LAMP Faculty Of The Month (October, 2017)

Dr. Mariah Ehmke is the October LAMP Faculty Fellow of the month. Dr. Ehmke is an Associate Professor in the Department of Agricultural and Applied Economics. Throughout this academic year, LAMP is providing Mariah with immersive training in active learning and teaching strategies.

mariah ehmke

Over the summer, Mariah wrote an expansive instructional plan in which she redesigned AGEC 4880: International Agricultural Markets, Trade and Policy. Her first aim for the class was to “Increase active and collaborative learning experiences”. In order to achieve this aim, Mariah integrated daily and cumulative active learning experiences into the course. For example, in order to allow students to experience international trade, Mariah implemented a mock trading experience. She allowed students to self-select into teams based on their interest in different world regions. Within their teams, students were guided by their awareness of what advantages and disadvantages their continent or region faces when trading internationally.


In addition to this type of authentic experience, Mariah also implemented a ‘flipped’ approach in which students do more of the difficult problem solving in class with their peer team. Throughout the semester students individually research an international trade policy topic of special interest to them. Throughout the process, they are engaged in collaborative learning with those around them as they review other’s work. They provide feedback to each other on their problem statement and approach, model, and results interpretation. At the end of the semester, each student will present a poster to their peers, faculty from around the department, and a government expert. In this presentation, students will continue their peer feedback in the form of a summative poster review.

When asked what she is planning next for her class, Mariah excitedly relates, “I am also working with an undergraduate TA, to develop a new experiment or game that will illustrate the next model we study. It will be fun because it incorporates labor migration. A few students will be assigned the role of firm manager among for firms in different countries. The rest of the students will be assigned roles in the workforce. We'll then run several simulations of the game where the firms do trade across country borders (Control), trade but the workers can't move to a new country (Treatment 1), trade with worker mobility (Treatment 2), and then trade with worker mobility and differing labor restrictions (e.g., minimum wage in one country) (Treatment 3). We've been developing this new experiment over the last month together and plan to deploy it around the end of this month across a few different class sessions.”

One might think that a complete course restructure to incorporate these active techniques would be enough. But for Mariah, it is just the start. She also redesigned her curriculum to Increase student cultural awareness and engagement with contemporary global trade, environmental, and social challenges. Using inclusive pedagogical approaches, Mariah is asking students to consider high-impact current events such as Brexit, trade sanctions, the Paris Climate Agreement. Students are asked to apply economic inequality measurements to authentic world events. Each student will be researching an international, study abroad opportunity he or she could pursue in the future. In order to facilitate her students’ metacognitive development, they simultaneously journal about the impacts of these experiences on their development!

three faculty

Dr. Ehmke (left) collaborates with a group of faculty and graduate student peers at LAMP’s 2017 Science Initiative Summer Institute in the Tetons.

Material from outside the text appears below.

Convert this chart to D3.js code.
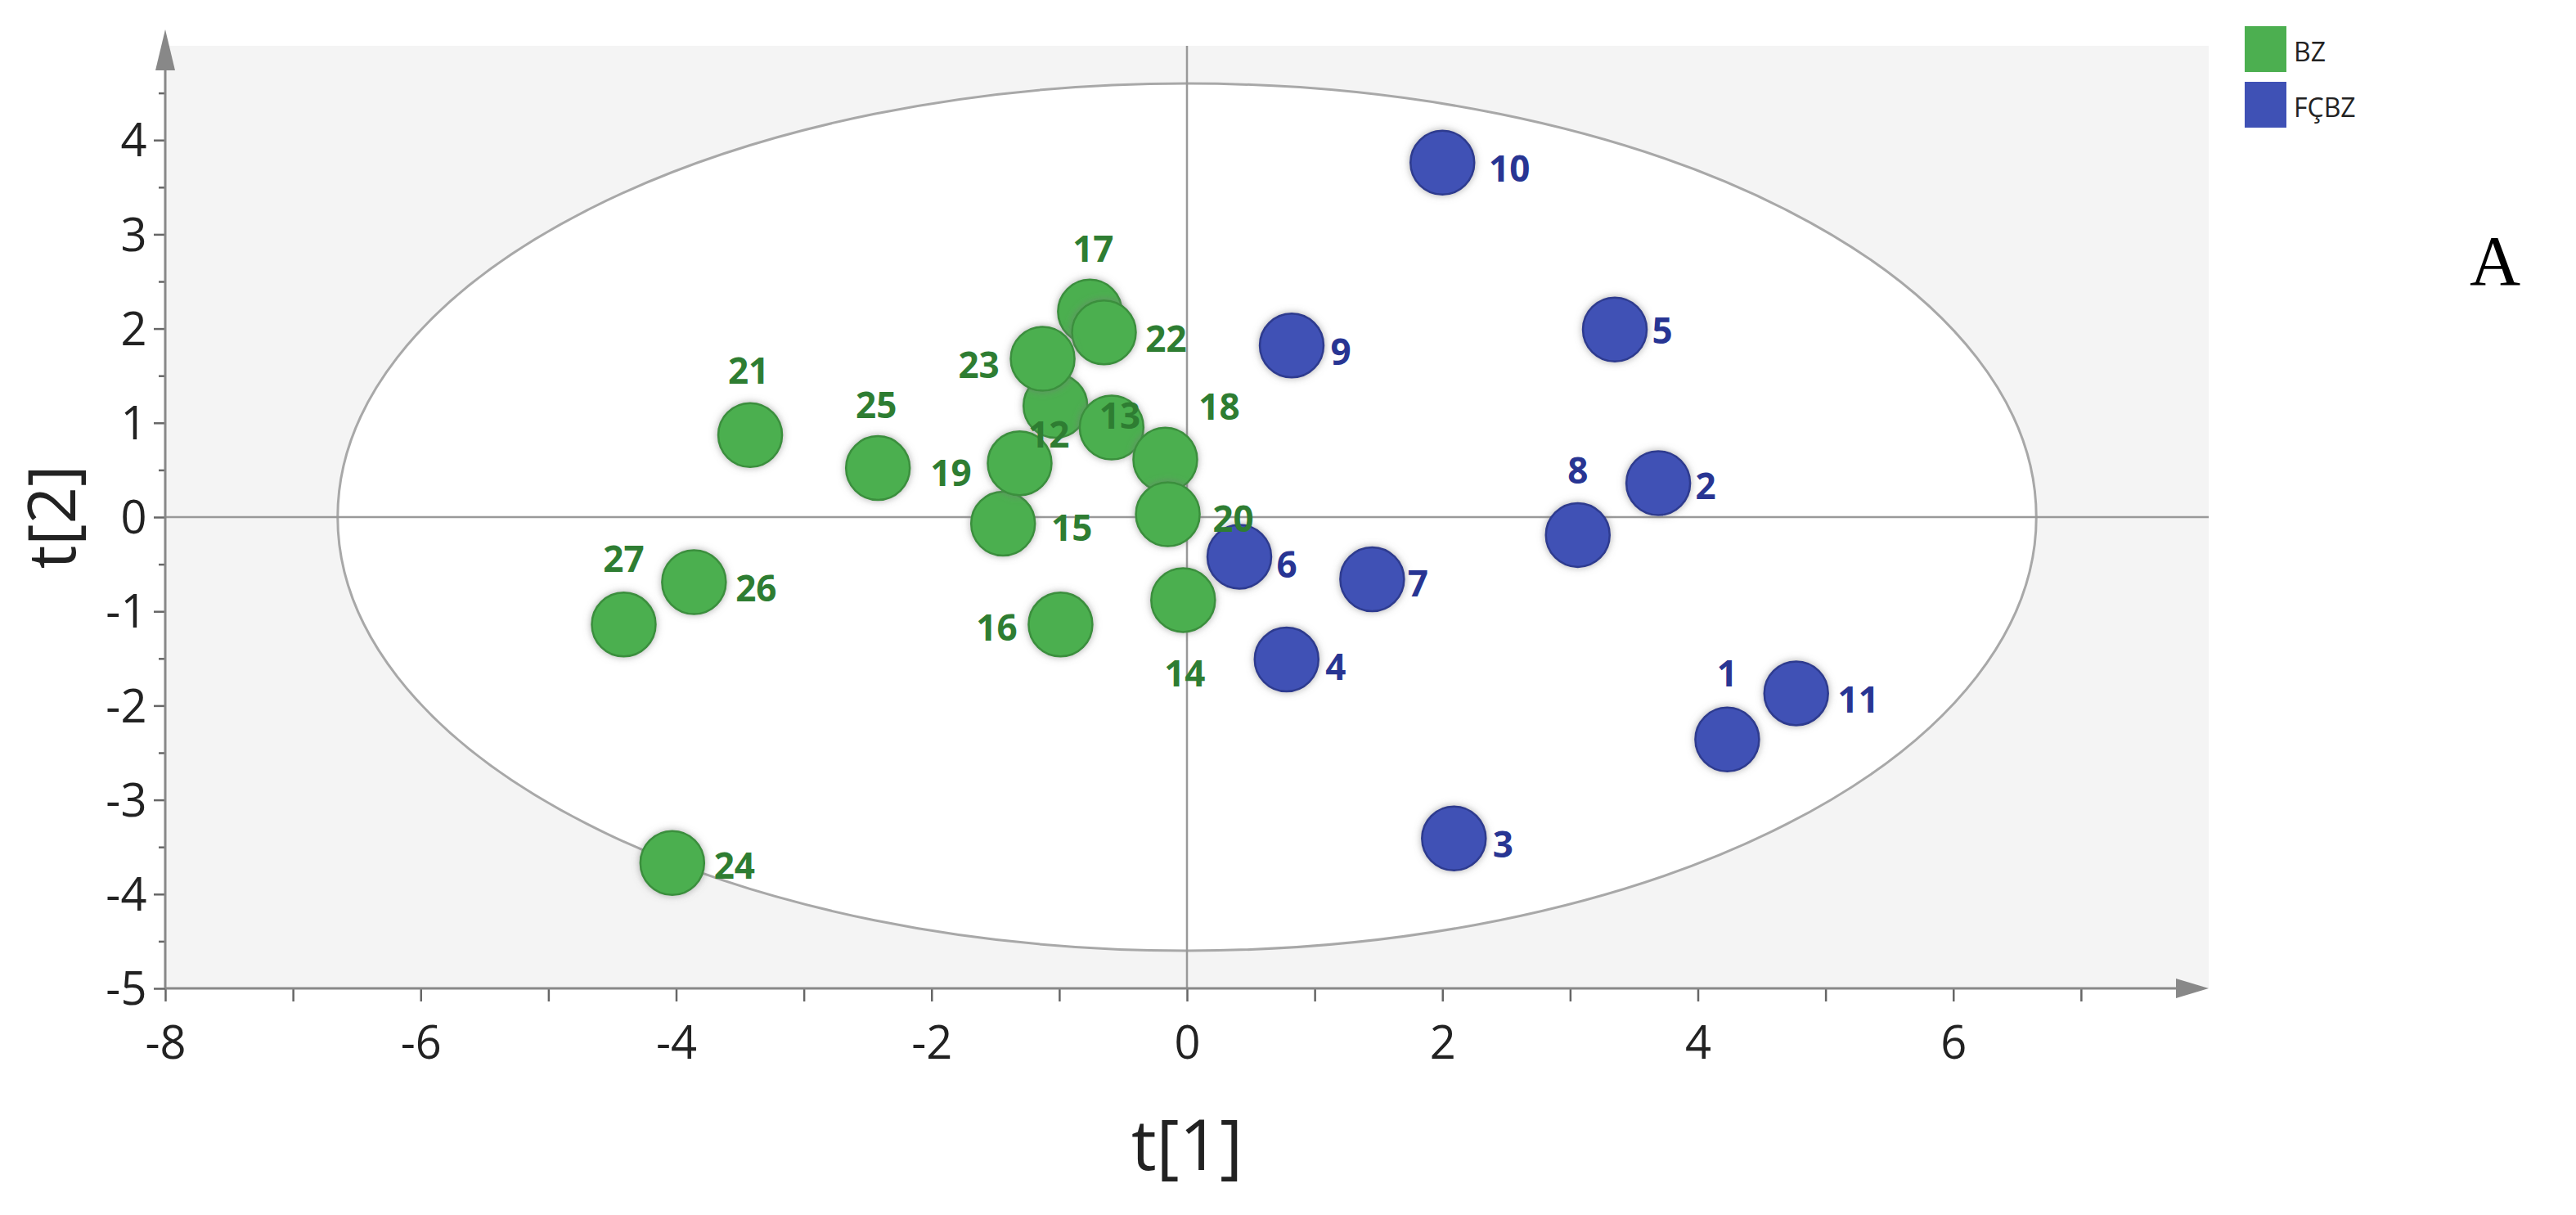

On October 3rd, I had the great pleasure of attending Mariah’s class. She began by taking a moment of silence for all of those impacted by the Las Vegas tragedy. She briefly noted that today the class would focus on the Ricardian model and then took attendance and made announcements. One thing that I immediately noted was that she took her time and gave her students plenty of opportunity to consider whether they had questions or contributions.

Mariah asked questions about why trading enhances economy and she received good student interaction because in the class prior, student groups had formed their own ‘countries’ and economies and engaged the aforementioned mock trading.

“If you can sell globally you can improve your economies of scale. This gives different countries a comparative advantage. Today we will develop some mathematical ways to understand this.”

When Mariah asked a question to which the students did not immediately know the answer, she waited for her students to find the appropriate notes; she did not forge ahead in the interest of content coverage. She moved fluidly from the board to the doc cam and back. We call this ‘Shrinking the space’ and it enhances student engagement. Mariah developed the equation for the production function. She used wine and cheese as an example and thus further captured her students’ attention.

 “If you happen to have your colored pencils today and your graph paper, now is a great time to use them.”

One of the students started humming the Rocky Anthem and one of the girls who had her colored pencils and graph paper told her forgetful neighbor, “No worries, I got you covered.” Together Mariah and her students graphed the function for the production possibility frontier.

As I watched Mariah and her students work, I am quite certain that the phrase production possibility frontier evoked different meaning for me than it did for them. To me it was a perfect expression for the vast possibilities that are present if we continue to facilitate the meaningful work of incredible teachers like Mariah!

Congratulations Dr. Ehmke! Keep Rocking Students’ Worlds!